**Short exercise**
In the listing below, find every line containing "chart" and copy it out.

**Material to process**
········

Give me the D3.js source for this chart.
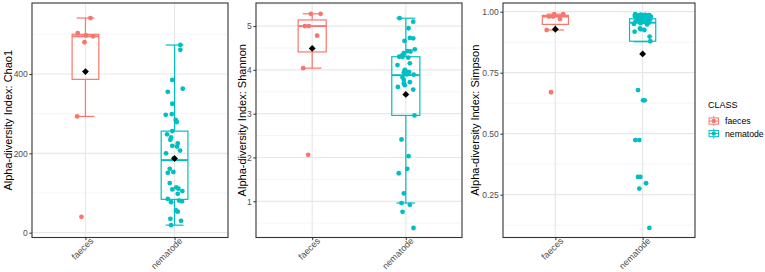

········

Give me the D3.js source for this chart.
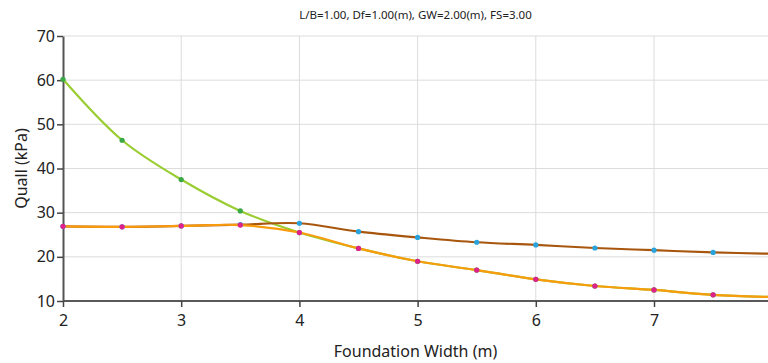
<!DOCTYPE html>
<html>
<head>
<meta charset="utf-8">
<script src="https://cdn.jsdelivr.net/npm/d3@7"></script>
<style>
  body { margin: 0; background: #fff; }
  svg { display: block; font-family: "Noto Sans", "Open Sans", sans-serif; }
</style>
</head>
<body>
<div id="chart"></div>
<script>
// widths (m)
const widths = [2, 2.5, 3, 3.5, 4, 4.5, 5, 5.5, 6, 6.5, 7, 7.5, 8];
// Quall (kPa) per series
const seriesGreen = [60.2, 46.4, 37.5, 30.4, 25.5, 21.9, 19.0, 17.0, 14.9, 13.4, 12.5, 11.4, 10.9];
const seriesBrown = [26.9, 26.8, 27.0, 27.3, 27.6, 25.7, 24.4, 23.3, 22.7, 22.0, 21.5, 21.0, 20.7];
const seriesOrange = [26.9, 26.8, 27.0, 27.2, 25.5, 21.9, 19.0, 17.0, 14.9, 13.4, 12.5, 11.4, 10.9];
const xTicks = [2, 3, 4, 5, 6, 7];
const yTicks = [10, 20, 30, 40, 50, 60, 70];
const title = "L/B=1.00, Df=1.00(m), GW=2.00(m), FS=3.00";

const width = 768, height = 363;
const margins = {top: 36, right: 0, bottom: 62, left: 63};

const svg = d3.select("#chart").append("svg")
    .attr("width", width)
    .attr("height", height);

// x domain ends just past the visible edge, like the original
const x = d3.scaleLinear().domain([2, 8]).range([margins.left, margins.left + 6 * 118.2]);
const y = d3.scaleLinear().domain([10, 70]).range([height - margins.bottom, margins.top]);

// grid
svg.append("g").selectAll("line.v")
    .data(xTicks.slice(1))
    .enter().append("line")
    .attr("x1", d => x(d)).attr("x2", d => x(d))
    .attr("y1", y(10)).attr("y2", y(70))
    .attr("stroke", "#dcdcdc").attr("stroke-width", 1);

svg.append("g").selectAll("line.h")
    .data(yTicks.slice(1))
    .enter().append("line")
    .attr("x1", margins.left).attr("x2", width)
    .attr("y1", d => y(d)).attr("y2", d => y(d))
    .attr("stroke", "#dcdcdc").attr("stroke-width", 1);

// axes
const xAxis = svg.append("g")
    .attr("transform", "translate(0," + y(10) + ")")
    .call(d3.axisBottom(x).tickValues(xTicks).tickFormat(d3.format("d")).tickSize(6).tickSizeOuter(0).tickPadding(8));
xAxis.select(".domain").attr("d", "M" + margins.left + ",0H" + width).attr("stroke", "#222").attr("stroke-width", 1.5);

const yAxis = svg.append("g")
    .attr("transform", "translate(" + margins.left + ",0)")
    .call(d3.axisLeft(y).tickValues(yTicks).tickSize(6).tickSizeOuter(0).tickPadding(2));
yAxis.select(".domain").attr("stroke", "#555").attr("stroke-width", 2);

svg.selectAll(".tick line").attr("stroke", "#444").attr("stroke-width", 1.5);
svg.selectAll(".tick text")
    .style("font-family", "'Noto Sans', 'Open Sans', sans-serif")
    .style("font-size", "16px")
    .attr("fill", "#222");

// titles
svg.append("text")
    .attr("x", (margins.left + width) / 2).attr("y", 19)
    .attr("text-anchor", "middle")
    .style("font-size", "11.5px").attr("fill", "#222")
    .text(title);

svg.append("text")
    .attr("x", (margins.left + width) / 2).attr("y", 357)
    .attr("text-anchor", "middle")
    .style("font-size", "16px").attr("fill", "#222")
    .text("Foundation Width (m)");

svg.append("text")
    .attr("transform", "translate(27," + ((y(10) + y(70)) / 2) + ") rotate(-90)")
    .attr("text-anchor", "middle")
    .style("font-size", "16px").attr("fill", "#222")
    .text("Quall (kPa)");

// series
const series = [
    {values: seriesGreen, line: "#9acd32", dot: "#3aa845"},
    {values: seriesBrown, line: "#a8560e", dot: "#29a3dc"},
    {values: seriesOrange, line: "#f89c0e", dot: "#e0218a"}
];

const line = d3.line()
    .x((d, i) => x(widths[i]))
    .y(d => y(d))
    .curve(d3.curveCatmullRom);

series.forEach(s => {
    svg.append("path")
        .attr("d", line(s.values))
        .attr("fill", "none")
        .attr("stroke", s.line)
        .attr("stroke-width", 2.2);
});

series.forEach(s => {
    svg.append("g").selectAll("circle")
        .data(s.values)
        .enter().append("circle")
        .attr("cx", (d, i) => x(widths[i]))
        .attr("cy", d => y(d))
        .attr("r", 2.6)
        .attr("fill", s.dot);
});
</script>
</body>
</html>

········

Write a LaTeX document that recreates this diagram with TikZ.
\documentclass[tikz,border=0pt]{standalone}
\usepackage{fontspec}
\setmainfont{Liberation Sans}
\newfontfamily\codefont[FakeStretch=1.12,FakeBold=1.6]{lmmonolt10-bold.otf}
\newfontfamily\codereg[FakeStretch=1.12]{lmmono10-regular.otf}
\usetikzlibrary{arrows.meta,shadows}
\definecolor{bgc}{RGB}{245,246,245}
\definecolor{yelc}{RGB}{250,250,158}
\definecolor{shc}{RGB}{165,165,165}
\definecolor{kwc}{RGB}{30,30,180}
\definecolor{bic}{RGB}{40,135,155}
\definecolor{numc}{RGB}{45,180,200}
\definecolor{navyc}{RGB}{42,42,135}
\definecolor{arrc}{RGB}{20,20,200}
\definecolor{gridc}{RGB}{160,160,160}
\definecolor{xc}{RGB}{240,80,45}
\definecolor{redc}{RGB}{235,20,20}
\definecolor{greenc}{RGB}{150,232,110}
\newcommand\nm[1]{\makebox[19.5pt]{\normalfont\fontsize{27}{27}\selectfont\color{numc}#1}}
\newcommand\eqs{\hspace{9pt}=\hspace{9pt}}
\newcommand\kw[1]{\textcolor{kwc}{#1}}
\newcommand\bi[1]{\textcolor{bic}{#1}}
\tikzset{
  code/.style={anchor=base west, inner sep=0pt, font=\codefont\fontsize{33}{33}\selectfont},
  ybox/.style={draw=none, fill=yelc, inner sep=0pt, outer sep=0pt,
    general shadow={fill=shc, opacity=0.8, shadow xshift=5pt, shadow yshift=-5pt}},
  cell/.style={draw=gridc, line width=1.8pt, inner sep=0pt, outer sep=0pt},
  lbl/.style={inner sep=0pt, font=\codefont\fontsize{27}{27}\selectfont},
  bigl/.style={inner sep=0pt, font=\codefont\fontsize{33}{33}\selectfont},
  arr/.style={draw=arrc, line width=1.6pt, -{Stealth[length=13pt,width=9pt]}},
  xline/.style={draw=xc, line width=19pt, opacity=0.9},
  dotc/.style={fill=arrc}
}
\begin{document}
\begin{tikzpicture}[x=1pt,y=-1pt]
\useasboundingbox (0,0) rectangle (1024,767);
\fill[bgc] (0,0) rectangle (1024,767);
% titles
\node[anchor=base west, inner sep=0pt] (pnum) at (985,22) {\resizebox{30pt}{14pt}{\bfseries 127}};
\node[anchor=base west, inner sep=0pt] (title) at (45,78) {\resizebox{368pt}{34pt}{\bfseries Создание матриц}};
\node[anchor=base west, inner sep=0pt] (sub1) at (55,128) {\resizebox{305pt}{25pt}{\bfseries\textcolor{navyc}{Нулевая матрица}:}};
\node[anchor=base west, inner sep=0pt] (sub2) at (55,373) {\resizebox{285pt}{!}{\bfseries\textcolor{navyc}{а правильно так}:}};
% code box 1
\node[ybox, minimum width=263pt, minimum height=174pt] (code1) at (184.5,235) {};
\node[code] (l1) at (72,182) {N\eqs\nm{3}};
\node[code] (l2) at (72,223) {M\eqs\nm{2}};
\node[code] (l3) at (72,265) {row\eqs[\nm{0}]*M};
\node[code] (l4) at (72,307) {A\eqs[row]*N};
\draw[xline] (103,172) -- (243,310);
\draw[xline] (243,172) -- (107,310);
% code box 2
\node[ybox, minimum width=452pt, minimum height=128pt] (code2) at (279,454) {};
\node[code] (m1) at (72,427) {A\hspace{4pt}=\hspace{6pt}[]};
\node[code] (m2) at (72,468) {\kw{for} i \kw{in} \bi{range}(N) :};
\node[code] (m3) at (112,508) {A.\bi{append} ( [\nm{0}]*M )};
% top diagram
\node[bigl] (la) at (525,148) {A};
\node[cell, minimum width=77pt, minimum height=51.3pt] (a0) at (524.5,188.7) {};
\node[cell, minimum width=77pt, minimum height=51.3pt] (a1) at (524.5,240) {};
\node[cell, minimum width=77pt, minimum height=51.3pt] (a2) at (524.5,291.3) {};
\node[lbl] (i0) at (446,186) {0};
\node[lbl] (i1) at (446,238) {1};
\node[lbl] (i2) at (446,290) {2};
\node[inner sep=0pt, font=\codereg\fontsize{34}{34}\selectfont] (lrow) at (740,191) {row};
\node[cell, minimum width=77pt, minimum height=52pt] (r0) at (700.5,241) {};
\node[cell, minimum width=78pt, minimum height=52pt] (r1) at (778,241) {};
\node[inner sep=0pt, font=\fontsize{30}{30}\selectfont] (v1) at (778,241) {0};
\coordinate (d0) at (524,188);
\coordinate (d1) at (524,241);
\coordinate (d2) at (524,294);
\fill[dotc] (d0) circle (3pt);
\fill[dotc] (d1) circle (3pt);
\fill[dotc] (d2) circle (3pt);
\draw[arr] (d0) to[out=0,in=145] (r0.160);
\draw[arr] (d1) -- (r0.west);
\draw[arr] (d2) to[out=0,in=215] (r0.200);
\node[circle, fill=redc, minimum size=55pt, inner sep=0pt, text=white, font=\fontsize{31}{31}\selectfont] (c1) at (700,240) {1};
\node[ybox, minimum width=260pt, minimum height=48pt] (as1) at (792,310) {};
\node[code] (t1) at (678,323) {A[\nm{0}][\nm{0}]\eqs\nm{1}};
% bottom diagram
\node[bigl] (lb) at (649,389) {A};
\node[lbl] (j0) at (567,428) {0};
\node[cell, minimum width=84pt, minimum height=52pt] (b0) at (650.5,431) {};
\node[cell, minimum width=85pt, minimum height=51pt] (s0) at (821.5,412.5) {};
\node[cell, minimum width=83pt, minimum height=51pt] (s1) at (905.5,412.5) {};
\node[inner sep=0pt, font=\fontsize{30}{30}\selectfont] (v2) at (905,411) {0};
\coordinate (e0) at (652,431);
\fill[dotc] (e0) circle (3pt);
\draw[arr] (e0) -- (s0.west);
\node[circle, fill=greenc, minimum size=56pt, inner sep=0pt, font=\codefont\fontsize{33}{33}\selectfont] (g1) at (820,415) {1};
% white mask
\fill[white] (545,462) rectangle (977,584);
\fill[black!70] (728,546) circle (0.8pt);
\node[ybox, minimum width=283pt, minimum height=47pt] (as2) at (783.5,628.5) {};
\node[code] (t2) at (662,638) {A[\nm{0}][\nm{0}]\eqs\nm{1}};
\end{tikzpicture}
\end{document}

········

**Result**
Give me the D3.js source for this chart.
Give me the D3.js source for this chart.
<div id="chart"></div>
const svg = d3.select("#chart").append("svg")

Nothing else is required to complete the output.